Everyone has something they love to do; something they can keep on doing hour after hour, year after year. Aside from my first love, reading, and my second love, writing, what I love best is looking for glowing treasures from the sea; beach or sea glass!
Basically the same thing, beach glass comes from fresh water such as lakes and rivers, while sea glass is found on the shores of salt water seas and oceans.
I can’t remember when this obsession started; I’ve always loved hunting for natural treasurers. As a child, my parents would take my sibs and me to the beach in New Jersey where we’d pick up shells – mostly clam shells, which were legion.
I didn’t care if they all looked alike; each seemed prettier than the last! It reminds me of Laura Ingalls Wilder writing about her childhood visit to the shores of Silver Lake, where she picked up so many pretty pebbles the pocket fell off her dress!
I have bowls and jars filled with beach glass treasures I’ve found on my travels – as I don’t live near big water, alas – and looking at these treasures fills me with contentment.

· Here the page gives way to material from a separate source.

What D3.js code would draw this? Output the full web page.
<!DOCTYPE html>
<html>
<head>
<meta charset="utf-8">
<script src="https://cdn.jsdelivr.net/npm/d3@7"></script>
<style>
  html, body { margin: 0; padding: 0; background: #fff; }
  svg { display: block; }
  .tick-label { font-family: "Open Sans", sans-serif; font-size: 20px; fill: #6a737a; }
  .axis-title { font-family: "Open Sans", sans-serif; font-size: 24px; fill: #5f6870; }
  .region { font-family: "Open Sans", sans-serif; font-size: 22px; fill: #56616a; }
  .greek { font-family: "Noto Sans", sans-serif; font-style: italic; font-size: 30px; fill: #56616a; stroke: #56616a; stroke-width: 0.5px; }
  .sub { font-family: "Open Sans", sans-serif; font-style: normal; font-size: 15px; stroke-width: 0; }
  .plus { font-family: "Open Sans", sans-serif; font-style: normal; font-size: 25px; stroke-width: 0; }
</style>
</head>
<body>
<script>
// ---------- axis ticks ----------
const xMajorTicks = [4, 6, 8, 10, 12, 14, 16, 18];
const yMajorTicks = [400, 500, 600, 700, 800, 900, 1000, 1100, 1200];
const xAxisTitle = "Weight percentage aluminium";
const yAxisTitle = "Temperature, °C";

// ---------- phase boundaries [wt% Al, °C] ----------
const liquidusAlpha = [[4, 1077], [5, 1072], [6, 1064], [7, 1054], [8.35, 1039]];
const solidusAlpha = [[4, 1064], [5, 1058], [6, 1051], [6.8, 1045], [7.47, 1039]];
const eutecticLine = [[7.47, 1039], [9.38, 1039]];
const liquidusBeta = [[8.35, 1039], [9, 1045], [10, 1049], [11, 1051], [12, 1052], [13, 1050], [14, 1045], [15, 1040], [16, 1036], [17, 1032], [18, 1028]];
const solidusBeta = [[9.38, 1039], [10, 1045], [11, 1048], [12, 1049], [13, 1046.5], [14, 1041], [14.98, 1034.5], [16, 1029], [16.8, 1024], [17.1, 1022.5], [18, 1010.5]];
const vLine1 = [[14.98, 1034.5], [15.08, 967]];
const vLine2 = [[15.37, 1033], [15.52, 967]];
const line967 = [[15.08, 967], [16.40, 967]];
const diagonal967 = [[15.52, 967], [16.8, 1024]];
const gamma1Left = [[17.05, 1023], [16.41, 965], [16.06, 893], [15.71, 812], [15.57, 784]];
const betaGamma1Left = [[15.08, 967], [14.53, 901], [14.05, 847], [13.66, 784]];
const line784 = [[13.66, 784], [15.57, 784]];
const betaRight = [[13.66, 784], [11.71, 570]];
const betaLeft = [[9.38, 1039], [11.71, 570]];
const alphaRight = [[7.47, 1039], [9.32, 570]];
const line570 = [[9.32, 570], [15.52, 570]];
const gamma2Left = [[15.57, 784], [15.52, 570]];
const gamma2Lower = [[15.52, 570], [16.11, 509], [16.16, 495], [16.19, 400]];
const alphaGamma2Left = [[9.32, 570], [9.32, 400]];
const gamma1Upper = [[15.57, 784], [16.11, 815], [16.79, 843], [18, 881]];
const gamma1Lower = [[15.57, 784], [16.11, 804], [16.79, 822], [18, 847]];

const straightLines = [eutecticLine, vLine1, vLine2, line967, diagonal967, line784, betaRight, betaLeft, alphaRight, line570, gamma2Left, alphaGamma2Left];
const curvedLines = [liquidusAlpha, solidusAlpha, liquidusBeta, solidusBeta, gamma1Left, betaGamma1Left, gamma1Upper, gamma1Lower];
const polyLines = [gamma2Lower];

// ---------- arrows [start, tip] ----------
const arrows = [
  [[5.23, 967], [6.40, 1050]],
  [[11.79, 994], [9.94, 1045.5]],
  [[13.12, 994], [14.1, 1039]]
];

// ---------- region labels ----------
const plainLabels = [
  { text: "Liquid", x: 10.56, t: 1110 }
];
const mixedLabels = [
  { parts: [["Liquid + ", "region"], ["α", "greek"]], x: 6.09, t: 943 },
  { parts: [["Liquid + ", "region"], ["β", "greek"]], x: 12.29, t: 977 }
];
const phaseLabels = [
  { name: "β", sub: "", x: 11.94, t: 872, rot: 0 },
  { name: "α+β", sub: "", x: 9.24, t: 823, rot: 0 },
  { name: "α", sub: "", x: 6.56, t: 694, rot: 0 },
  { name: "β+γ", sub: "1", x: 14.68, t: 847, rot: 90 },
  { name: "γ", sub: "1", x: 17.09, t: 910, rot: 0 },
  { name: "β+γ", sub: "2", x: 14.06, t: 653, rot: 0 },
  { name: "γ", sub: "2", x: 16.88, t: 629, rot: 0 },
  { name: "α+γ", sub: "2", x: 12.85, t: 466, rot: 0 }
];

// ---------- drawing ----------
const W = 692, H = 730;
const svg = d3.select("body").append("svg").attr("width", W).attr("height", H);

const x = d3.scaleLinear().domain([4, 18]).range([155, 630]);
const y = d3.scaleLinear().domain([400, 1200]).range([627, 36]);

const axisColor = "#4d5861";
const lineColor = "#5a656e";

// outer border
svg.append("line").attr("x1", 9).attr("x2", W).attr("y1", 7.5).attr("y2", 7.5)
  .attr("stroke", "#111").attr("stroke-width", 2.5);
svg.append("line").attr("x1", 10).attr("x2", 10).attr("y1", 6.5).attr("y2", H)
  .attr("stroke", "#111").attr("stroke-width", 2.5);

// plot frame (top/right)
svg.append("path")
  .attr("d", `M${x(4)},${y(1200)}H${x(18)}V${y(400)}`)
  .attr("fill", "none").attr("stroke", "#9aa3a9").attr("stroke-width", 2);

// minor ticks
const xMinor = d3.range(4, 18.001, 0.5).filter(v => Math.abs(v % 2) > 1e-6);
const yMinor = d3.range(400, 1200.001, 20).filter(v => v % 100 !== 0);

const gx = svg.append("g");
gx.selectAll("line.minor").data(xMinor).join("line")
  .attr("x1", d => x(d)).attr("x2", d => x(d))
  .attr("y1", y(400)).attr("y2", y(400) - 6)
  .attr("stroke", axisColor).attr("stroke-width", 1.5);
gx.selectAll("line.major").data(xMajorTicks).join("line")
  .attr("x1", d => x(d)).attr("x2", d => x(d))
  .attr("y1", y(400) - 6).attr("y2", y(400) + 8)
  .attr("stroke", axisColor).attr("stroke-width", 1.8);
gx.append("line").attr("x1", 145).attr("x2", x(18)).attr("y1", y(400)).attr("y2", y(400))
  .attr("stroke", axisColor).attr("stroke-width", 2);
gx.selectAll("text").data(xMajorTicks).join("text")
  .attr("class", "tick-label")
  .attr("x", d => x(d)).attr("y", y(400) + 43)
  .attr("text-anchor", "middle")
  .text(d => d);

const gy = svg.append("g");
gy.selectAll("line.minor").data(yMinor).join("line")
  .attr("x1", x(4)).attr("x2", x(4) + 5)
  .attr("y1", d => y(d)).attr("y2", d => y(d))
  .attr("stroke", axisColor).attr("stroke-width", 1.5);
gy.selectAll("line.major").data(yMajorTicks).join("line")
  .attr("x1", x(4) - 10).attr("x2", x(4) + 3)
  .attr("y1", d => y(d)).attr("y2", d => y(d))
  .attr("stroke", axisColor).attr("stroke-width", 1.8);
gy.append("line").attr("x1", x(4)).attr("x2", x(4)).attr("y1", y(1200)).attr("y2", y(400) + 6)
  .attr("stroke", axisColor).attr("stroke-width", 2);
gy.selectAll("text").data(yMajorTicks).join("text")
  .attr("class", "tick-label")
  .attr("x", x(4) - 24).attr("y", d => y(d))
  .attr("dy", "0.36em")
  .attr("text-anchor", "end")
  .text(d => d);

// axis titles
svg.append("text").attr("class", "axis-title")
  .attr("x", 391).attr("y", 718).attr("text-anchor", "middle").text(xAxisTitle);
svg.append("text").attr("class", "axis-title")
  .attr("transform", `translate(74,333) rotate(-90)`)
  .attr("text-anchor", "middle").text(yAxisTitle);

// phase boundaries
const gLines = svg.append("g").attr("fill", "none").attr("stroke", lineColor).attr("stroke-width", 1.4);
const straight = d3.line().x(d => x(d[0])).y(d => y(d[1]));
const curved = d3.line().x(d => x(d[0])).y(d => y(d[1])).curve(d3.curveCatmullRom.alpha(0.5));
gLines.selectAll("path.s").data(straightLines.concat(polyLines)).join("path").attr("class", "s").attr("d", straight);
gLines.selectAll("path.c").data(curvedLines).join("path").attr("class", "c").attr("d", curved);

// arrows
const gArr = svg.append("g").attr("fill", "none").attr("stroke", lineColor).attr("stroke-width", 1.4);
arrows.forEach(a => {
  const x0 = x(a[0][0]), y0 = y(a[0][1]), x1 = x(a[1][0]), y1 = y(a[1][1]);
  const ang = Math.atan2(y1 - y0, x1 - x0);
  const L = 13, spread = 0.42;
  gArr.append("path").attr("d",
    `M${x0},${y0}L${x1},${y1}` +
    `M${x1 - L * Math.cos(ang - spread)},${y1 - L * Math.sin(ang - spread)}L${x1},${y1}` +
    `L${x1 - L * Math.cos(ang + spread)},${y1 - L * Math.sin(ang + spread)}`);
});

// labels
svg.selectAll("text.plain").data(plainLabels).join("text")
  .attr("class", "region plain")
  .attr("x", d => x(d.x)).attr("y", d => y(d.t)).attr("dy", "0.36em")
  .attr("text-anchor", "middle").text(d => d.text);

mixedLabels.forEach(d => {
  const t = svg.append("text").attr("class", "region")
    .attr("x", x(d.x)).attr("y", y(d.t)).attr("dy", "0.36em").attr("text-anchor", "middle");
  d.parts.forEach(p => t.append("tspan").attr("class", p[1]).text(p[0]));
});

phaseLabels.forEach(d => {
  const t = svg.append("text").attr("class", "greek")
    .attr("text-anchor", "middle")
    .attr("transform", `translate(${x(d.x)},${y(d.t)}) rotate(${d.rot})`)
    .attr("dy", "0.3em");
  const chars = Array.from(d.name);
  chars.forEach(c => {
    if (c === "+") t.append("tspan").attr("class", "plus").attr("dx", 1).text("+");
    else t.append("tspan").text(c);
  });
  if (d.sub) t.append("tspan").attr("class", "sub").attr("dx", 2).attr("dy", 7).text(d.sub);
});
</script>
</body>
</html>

Beach glass makes a great souvenir, too. It doesn’t cost anything, you’re cleaning up a beach by picking up what really amounts to trash, and most local governments have no problem with people cleaning up their beaches. Places where you’re forbidden to pick up shells or coral are happy to let you take their beach glass.

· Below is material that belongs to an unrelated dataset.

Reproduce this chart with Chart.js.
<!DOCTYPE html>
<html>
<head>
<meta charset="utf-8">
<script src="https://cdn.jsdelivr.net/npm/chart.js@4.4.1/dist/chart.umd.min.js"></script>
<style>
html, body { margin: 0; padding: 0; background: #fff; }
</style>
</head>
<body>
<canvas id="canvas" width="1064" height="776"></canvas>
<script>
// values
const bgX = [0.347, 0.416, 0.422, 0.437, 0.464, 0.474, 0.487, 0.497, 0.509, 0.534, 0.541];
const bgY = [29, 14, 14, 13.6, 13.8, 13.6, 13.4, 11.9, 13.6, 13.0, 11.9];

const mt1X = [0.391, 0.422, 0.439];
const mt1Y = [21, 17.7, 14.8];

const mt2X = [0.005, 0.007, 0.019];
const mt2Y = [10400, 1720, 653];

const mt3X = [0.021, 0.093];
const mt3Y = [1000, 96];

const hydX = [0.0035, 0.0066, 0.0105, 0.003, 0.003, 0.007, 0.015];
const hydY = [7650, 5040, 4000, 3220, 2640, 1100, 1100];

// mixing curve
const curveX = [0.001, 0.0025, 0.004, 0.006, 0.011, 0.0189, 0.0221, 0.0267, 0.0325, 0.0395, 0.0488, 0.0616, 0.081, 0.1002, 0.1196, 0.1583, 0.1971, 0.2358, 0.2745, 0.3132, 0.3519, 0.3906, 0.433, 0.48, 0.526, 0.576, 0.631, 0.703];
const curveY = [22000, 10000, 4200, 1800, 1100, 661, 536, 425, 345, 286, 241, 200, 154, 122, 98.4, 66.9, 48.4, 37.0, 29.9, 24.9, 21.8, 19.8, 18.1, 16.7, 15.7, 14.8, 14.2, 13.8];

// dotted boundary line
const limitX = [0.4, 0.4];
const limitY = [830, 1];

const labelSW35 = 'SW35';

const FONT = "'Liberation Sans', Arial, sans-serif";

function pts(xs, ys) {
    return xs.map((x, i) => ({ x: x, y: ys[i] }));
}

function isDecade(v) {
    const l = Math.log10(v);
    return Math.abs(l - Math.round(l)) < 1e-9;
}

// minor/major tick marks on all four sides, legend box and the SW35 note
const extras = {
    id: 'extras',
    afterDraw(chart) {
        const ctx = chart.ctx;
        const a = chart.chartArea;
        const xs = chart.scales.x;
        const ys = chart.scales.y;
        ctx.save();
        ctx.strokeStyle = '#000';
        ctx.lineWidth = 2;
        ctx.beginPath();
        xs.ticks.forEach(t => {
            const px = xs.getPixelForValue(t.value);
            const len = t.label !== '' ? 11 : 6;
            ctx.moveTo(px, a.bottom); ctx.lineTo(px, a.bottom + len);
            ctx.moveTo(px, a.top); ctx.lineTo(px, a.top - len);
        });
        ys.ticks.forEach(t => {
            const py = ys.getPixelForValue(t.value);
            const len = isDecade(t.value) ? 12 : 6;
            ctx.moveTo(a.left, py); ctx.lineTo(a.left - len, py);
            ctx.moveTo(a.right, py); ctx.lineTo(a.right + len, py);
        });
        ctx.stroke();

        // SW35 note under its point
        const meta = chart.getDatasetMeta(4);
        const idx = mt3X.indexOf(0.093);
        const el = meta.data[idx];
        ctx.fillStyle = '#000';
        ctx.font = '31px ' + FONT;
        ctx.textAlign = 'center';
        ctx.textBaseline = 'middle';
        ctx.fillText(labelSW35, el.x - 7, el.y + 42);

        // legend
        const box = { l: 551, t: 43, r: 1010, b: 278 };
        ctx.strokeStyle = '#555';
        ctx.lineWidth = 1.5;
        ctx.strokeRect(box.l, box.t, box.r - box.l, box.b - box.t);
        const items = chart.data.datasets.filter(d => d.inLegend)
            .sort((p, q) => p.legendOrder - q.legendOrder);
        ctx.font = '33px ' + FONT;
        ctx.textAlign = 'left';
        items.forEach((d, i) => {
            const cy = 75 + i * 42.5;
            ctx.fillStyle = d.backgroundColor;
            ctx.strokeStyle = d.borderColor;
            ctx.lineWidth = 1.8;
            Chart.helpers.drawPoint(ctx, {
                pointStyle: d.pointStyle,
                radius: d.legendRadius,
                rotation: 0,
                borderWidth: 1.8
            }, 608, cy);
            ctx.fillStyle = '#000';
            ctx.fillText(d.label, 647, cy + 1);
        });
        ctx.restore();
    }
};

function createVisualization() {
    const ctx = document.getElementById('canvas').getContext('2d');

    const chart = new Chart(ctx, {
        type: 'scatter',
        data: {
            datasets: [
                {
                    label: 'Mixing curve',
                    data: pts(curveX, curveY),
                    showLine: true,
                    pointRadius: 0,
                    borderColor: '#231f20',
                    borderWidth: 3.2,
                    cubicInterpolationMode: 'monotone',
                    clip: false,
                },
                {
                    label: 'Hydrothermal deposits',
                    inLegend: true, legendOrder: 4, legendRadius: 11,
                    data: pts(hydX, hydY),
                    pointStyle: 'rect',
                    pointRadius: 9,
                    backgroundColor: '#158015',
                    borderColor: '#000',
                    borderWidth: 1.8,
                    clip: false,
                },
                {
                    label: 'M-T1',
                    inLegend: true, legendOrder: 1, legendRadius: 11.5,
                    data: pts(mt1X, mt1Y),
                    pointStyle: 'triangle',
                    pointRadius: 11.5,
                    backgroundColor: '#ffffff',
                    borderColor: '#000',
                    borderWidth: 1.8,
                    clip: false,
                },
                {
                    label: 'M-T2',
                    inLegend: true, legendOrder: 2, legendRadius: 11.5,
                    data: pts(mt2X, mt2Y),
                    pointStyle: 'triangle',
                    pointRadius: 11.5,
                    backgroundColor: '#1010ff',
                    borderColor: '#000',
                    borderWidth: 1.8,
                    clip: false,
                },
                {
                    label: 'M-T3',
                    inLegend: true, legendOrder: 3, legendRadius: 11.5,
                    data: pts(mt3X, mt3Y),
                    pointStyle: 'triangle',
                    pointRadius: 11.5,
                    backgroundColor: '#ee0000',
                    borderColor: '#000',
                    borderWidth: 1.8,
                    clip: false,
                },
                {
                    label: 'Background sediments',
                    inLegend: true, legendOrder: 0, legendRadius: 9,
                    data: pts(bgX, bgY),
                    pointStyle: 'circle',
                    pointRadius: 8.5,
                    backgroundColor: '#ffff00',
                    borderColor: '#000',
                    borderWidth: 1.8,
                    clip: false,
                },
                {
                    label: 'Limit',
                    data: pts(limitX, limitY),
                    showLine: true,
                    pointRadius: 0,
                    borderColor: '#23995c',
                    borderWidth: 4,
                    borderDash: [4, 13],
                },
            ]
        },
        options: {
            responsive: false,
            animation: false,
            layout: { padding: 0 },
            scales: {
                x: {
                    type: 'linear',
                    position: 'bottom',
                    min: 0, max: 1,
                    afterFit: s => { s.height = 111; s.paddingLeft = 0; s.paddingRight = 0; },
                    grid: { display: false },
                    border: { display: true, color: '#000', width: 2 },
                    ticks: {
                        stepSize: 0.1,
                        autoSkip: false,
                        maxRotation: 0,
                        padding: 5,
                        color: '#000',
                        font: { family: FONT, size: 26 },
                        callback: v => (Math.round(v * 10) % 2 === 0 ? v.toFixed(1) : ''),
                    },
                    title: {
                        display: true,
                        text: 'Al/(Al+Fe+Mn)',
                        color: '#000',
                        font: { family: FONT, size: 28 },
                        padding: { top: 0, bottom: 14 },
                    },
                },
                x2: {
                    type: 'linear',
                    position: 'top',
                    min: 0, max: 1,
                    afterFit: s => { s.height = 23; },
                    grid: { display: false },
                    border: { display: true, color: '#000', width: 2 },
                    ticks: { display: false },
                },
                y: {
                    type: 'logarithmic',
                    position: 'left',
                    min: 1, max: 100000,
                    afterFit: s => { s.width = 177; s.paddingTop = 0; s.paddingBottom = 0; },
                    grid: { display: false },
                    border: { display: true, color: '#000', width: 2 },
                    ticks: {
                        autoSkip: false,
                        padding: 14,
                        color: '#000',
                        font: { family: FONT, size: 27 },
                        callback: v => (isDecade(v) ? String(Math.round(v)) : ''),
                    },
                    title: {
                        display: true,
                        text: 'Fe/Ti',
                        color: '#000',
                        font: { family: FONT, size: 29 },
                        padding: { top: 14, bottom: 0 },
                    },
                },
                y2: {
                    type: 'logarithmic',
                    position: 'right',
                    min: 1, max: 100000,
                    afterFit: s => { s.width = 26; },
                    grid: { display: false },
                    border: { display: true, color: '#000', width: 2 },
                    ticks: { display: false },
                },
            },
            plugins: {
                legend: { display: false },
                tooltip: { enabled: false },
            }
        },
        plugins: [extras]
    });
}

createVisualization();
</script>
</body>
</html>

There are some beaches where picking up glass is prohibited, mostly because they are known for their glass, the polished, washed-up remnants of old dumping which has turned trash into treasure. They want it to stay there for everyone to enjoy. People who go ahead and take it anyway are besmirching the spirit of glass hunting, and cheating others from enjoying local tourist attractions. Follow the rules, folks. There are plenty of places you can collect the stuff.

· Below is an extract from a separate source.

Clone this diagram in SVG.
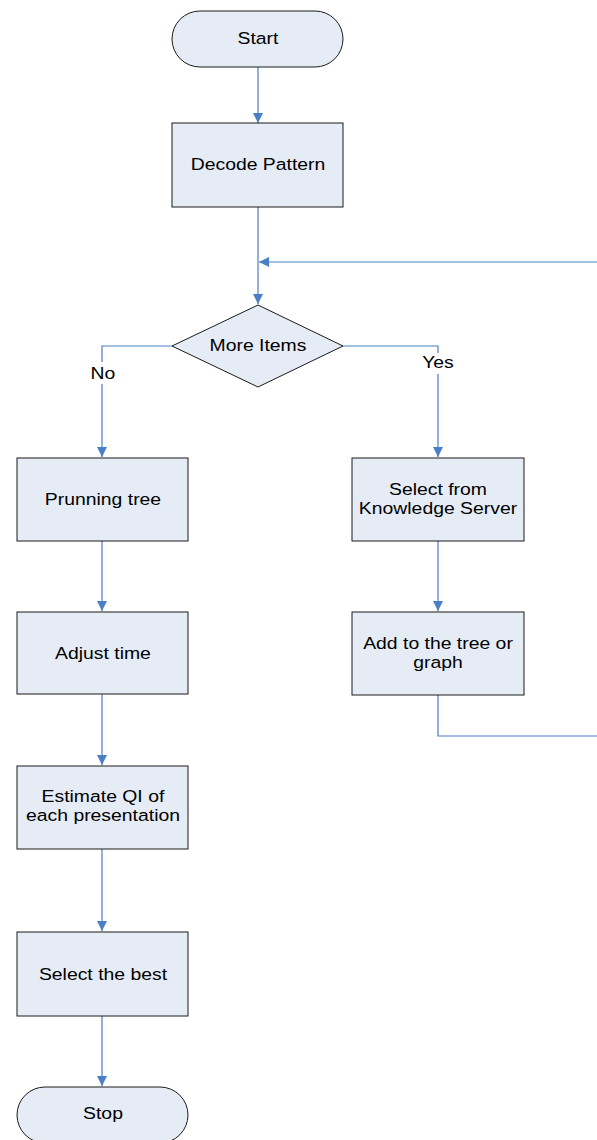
<svg xmlns="http://www.w3.org/2000/svg" width="597" height="1140" viewBox="0 0 597 1140">
  <style>
    .box { fill: #e6ecf6; stroke: #1a1a1a; stroke-width: 1; }
    .lbl { font-family: "Liberation Sans", Arial, sans-serif; font-size: 17px; fill: #000; text-anchor: middle;
           transform-box: fill-box; transform-origin: center; transform: scaleX(1.14); }
    .edge { fill: none; stroke: #4a7ec6; stroke-width: 1.2; }
  </style>
  <defs>
    <marker id="arrow" viewBox="0 0 10 10" refX="10" refY="5" markerWidth="12" markerHeight="10" markerUnits="userSpaceOnUse" orient="auto">
      <path d="M0,0 L10,5 L0,10 Z" fill="#4a7ec6"/>
    </marker>
  </defs>
  <rect width="597" height="1140" fill="#ffffff"/>

  <g id="connectors">
    <path class="edge" d="M258,67 V123" marker-end="url(#arrow)"/>
    <path class="edge" d="M258,207 V304" marker-end="url(#arrow)"/>
    <path class="edge" d="M597,262 H259" marker-end="url(#arrow)"/>
    <path class="edge" d="M172,346 H102 V362 M102,384 V457" marker-end="url(#arrow)"/>
    <path class="edge" d="M343,346 H438 V353 M438,374 V457" marker-end="url(#arrow)"/>
    <path class="edge" d="M102,541 V611" marker-end="url(#arrow)"/>
    <path class="edge" d="M102,694 V765" marker-end="url(#arrow)"/>
    <path class="edge" d="M102,849 V931" marker-end="url(#arrow)"/>
    <path class="edge" d="M102,1016 V1086" marker-end="url(#arrow)"/>
    <path class="edge" d="M438,541 V611" marker-end="url(#arrow)"/>
    <path class="edge" d="M438,695 V736 H597"/>
    <text class="lbl" x="103" y="379">No</text>
    <text class="lbl" x="438" y="368">Yes</text>
  </g>

  <g id="start">
    <rect class="box" x="172" y="11" width="171" height="56" rx="28" ry="28"/>
    <text class="lbl" x="258" y="44">Start</text>
  </g>
  <g id="decode-pattern">
    <rect class="box" x="172" y="123" width="171" height="84"/>
    <text class="lbl" x="258" y="170">Decode Pattern</text>
  </g>
  <g id="more-items">
    <polygon class="box" points="258,305 343,346 258,387 172,346"/>
    <text class="lbl" x="258" y="351">More Items</text>
  </g>
  <g id="prunning-tree">
    <rect class="box" x="17" y="458" width="171" height="83"/>
    <text class="lbl" x="103" y="505">Prunning tree</text>
  </g>
  <g id="adjust-time">
    <rect class="box" x="17" y="612" width="171" height="82"/>
    <text class="lbl" x="103" y="659">Adjust time</text>
  </g>
  <g id="estimate-qi">
    <rect class="box" x="17" y="766" width="171" height="83"/>
    <text class="lbl" x="103" y="802">Estimate QI of</text>
    <text class="lbl" x="103" y="821">each presentation</text>
  </g>
  <g id="select-best">
    <rect class="box" x="17" y="932" width="171" height="84"/>
    <text class="lbl" x="103" y="980">Select the best</text>
  </g>
  <g id="stop">
    <rect class="box" x="17" y="1087" width="171" height="56" rx="28" ry="28"/>
    <text class="lbl" x="103" y="1119">Stop</text>
  </g>
  <g id="select-knowledge">
    <rect class="box" x="352" y="458" width="172" height="83"/>
    <text class="lbl" x="438" y="495">Select from</text>
    <text class="lbl" x="438" y="514">Knowledge Server</text>
  </g>
  <g id="add-to-tree">
    <rect class="box" x="352" y="612" width="172" height="83"/>
    <text class="lbl" x="438" y="649">Add to the tree or</text>
    <text class="lbl" x="438" y="668">graph</text>
  </g>
</svg>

Get Your Toes Into the Sand!
Some people are worried that beach and sea glass is becoming harder to find as the world turns more to plastics and also tries to improve trash dumping practices to avoid further polluting the oceans and lakes of the world. Maybe this is true. But since the stuff is still largely regarded as garbage, I’m not worrying about it. My grandchildren will probably be able to collect something that isn’t a “thing” for us today. Who knows?
So when you get to the shore, cast your eyes to the sand. Pebbly areas are best. Maybe you’ll find a small, polished gem twinkling up at you to remember your trip by. It beats a coconut bra!